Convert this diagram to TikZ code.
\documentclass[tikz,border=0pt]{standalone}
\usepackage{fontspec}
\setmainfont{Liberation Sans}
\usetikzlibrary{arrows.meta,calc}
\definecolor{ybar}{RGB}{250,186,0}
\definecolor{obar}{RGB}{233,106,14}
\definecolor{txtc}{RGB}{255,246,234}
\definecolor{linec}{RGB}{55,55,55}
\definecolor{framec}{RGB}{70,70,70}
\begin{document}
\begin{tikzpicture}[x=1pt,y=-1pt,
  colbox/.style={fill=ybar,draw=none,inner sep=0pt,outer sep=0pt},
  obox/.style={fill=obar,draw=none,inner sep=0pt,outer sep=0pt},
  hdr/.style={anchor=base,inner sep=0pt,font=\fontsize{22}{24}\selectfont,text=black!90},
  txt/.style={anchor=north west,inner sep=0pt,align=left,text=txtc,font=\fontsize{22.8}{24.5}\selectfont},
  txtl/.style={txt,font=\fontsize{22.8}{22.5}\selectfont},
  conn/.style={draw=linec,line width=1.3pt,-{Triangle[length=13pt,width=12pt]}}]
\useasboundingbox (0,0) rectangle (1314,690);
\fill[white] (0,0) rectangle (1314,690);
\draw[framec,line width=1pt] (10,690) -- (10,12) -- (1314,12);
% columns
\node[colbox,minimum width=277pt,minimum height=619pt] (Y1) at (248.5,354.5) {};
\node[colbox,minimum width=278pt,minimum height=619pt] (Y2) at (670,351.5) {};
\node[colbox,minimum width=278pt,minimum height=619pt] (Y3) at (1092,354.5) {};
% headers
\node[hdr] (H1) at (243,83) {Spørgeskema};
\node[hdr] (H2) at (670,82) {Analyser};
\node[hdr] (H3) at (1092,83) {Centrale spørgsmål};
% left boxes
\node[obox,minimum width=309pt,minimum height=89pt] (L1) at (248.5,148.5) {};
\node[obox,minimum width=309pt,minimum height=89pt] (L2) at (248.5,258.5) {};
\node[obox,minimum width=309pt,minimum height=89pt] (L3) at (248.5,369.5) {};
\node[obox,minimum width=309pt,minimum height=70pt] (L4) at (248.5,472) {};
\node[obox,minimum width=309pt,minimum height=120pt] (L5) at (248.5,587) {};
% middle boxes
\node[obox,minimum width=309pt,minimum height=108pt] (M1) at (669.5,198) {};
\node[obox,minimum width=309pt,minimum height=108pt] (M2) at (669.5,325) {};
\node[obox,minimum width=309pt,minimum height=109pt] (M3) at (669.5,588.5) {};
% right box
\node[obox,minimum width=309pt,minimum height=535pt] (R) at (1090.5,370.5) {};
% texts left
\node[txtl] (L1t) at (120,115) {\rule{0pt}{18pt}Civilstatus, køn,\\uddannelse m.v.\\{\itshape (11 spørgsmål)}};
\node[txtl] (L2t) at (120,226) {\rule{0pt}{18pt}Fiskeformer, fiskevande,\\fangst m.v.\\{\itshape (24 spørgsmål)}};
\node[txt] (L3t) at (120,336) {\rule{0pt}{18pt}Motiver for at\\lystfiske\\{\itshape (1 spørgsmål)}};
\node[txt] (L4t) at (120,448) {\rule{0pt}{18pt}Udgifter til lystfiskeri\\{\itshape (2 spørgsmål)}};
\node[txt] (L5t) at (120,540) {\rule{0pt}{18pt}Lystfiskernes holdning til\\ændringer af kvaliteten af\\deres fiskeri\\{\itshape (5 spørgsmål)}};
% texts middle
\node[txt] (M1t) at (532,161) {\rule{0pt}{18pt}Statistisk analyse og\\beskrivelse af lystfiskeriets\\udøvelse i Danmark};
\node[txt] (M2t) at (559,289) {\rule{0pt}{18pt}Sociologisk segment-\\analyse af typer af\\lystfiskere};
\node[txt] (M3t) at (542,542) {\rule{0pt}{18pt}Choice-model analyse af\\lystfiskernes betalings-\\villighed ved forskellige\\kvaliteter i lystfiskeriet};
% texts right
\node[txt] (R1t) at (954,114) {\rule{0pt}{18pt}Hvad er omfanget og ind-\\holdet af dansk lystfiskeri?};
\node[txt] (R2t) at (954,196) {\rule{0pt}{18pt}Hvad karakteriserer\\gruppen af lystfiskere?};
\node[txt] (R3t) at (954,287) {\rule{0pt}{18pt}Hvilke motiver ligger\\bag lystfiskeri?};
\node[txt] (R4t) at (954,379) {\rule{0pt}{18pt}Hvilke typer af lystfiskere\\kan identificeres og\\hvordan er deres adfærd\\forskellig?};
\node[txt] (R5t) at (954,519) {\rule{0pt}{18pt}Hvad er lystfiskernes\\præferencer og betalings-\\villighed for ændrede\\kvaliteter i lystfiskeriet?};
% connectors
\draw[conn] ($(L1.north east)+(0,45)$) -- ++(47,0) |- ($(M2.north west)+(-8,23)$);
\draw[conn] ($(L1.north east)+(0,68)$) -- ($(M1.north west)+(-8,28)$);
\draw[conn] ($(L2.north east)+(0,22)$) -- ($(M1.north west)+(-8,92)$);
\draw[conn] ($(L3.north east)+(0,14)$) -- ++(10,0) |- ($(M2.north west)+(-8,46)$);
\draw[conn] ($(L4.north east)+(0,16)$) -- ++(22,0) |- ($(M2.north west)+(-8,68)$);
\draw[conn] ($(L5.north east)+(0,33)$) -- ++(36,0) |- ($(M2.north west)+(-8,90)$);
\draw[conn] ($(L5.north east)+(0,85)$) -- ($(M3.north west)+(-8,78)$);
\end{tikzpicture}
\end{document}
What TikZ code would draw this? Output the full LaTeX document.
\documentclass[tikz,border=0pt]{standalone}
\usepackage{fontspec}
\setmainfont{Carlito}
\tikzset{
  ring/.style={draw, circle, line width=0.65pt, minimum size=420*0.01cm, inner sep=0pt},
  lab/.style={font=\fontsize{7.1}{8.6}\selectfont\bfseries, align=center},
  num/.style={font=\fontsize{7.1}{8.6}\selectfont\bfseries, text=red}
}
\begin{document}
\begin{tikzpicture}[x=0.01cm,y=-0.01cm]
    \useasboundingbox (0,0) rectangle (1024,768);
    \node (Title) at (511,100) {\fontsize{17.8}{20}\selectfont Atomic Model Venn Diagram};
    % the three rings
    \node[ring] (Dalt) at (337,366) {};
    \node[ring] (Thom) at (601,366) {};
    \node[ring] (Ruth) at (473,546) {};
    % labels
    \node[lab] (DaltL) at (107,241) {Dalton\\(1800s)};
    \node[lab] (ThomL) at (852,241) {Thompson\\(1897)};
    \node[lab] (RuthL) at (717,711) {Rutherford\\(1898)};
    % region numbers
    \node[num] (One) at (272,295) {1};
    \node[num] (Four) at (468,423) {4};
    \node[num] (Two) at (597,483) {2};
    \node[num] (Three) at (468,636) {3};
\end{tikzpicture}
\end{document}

---

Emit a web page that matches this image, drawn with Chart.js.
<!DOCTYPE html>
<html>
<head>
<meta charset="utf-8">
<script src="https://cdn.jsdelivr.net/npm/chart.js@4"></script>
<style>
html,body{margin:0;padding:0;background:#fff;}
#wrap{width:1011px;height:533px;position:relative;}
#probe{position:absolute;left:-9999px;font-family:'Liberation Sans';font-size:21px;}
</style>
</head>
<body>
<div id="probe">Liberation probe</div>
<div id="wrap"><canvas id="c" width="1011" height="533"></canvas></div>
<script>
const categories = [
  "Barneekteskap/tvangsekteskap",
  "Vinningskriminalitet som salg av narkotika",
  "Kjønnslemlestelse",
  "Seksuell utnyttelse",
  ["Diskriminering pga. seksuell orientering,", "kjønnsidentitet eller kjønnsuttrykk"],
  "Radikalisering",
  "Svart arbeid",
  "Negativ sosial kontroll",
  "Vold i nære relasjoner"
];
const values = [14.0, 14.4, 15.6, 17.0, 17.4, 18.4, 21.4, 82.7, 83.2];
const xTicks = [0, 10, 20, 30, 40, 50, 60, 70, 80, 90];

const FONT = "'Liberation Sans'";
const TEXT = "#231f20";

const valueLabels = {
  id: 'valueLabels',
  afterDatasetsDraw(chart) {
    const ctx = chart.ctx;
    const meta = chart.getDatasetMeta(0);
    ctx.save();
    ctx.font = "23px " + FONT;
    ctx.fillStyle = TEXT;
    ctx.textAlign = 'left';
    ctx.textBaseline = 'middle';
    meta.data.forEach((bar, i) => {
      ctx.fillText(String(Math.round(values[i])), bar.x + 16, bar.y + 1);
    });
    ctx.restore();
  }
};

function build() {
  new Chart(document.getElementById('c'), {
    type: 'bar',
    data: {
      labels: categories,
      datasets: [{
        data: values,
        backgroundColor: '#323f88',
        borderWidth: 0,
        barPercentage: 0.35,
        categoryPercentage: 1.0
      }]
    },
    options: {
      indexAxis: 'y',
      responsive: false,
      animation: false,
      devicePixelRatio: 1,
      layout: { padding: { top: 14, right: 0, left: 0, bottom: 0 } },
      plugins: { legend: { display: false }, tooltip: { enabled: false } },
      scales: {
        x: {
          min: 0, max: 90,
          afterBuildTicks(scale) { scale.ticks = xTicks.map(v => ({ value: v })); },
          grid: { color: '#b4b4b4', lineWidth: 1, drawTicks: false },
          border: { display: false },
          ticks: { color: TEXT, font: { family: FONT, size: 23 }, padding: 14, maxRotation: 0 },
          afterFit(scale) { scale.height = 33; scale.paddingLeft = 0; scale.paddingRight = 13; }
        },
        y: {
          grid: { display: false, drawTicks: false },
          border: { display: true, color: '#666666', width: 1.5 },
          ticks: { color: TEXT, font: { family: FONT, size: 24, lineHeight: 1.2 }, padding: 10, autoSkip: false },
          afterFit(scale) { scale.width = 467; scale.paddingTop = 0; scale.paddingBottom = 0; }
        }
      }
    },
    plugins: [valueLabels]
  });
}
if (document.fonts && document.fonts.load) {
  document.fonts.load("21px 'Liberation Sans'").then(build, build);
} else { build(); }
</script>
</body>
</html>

* * *

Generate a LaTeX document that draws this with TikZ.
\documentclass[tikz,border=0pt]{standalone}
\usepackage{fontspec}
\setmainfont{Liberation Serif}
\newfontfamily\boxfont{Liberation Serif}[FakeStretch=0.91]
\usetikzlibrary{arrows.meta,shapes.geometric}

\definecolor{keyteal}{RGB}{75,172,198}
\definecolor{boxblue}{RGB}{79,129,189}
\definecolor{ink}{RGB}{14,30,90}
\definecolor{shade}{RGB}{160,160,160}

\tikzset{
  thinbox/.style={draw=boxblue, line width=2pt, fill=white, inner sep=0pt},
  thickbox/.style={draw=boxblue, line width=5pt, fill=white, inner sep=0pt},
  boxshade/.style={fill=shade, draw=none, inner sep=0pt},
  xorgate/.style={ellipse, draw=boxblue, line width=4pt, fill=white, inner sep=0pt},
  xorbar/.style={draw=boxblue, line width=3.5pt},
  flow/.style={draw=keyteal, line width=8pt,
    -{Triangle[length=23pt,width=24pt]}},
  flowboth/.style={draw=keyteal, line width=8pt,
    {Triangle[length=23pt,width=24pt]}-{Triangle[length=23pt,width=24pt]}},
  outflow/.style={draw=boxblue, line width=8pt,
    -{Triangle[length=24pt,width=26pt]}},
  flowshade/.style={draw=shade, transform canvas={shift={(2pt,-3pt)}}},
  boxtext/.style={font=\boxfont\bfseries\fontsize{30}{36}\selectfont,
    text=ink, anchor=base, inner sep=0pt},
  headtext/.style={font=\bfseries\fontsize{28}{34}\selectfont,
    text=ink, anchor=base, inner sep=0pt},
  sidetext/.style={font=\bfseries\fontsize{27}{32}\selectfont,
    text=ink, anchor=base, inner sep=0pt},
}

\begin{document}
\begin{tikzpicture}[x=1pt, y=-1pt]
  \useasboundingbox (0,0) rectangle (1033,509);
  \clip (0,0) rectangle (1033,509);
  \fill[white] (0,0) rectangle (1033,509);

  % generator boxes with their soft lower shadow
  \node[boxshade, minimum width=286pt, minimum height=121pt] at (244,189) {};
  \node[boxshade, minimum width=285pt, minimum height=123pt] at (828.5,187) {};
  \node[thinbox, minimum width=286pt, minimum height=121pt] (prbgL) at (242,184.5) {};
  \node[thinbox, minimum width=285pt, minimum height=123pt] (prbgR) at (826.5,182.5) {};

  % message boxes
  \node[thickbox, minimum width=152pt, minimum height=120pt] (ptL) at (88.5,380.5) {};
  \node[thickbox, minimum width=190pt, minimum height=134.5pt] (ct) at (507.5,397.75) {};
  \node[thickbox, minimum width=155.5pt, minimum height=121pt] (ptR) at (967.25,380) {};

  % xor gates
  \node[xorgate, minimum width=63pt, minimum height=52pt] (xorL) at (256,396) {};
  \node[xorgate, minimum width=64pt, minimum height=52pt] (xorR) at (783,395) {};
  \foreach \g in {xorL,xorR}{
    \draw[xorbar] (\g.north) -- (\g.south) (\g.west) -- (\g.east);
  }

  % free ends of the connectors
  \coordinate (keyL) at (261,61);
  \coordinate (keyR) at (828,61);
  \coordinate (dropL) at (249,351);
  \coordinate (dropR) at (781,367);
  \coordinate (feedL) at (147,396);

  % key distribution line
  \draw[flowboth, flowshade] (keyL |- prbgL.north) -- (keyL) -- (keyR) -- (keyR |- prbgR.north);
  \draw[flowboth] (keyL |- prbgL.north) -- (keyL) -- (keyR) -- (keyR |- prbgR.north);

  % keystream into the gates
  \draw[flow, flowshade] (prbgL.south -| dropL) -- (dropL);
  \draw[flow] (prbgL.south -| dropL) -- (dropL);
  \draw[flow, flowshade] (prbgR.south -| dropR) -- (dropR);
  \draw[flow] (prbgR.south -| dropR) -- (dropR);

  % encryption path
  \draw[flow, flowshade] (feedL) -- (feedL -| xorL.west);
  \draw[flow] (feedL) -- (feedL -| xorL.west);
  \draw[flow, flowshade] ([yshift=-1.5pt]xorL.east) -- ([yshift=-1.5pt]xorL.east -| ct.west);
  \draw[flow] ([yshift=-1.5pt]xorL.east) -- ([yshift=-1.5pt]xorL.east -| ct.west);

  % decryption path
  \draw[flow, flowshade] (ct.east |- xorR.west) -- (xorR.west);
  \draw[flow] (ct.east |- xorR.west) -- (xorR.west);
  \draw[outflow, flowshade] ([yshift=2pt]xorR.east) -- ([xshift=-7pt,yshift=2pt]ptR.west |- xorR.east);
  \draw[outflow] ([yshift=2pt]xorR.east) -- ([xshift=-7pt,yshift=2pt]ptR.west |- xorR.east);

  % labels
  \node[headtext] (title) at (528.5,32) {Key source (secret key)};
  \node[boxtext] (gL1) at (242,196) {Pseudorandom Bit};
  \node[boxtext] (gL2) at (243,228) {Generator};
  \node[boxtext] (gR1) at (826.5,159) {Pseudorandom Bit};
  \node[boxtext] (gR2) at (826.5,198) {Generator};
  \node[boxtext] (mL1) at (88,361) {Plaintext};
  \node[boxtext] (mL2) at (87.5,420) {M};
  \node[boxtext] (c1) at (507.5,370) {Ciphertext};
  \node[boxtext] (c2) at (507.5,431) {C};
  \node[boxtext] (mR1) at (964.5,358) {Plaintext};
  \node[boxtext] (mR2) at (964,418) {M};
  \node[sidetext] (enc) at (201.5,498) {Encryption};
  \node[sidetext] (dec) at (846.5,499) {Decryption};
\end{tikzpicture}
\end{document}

Task instructions
List all lines holding the string "with".

Task output
Emit a web page that matches this image, drawn with Chart.js.
Generate a LaTeX document that draws this with TikZ.
  % generator boxes with their soft lower shadow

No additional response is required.